If Darwin was a creationist, it was in the Lamarckian sense, in which the simplest organisms were assumed to arise spontaneously in nature and then develop without recourse to an intelligent designer into more complex and 'perfect' forms. He was certainly no biblical literalist. Indeed, victorian systems of classification (championed by Lamarck and others before Darwin) were widely understood to have explanatory power (organisms sharing some features likely share lots of other features) and to connect organisms in familial relations which imply conservation of useful characteristics and change/improvement over time.
This is not to devalue the contribution of one of my heroes, but only to point out something I feel is significant: that the idea of evolutionary change and shared ancestry which Darwin named Natural Selection was very much present in victorian science and intellectual thought, and that we owe it's formalization in Origin to the careful and energetic work of a determined scientist rather than simple inspiration, be it geographic or divine.
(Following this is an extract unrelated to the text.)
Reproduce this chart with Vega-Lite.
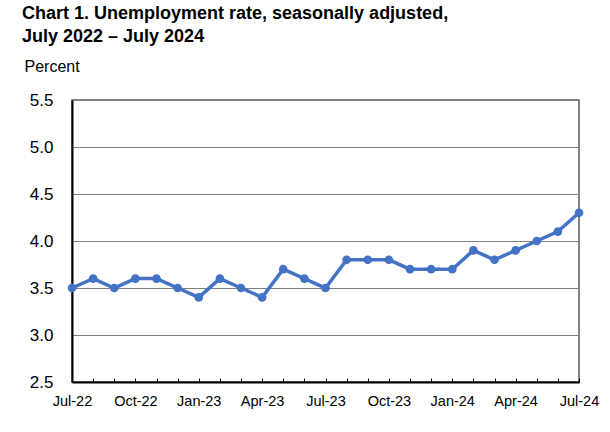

Doing this points up the absurdity of religious literalists and Homo-exceptionalists (a term I hereby coin) and gives us all encouragement that communities of clear-thinking people will eventually find their way toward the truth, with or without a relevatory text. And isn't that what differentiates us from the skeptics? -jb
Posted by: Jonathan B. | Nov 29, 2005 3:43:02 PM
Thanks for the thoughtful comment and interesting info, JB. Ciao for now...
Posted by: Abbas Raza | Nov 29, 2005 6:14:41 PM
Evolution (At least MACRO-Evolution) does NOT work.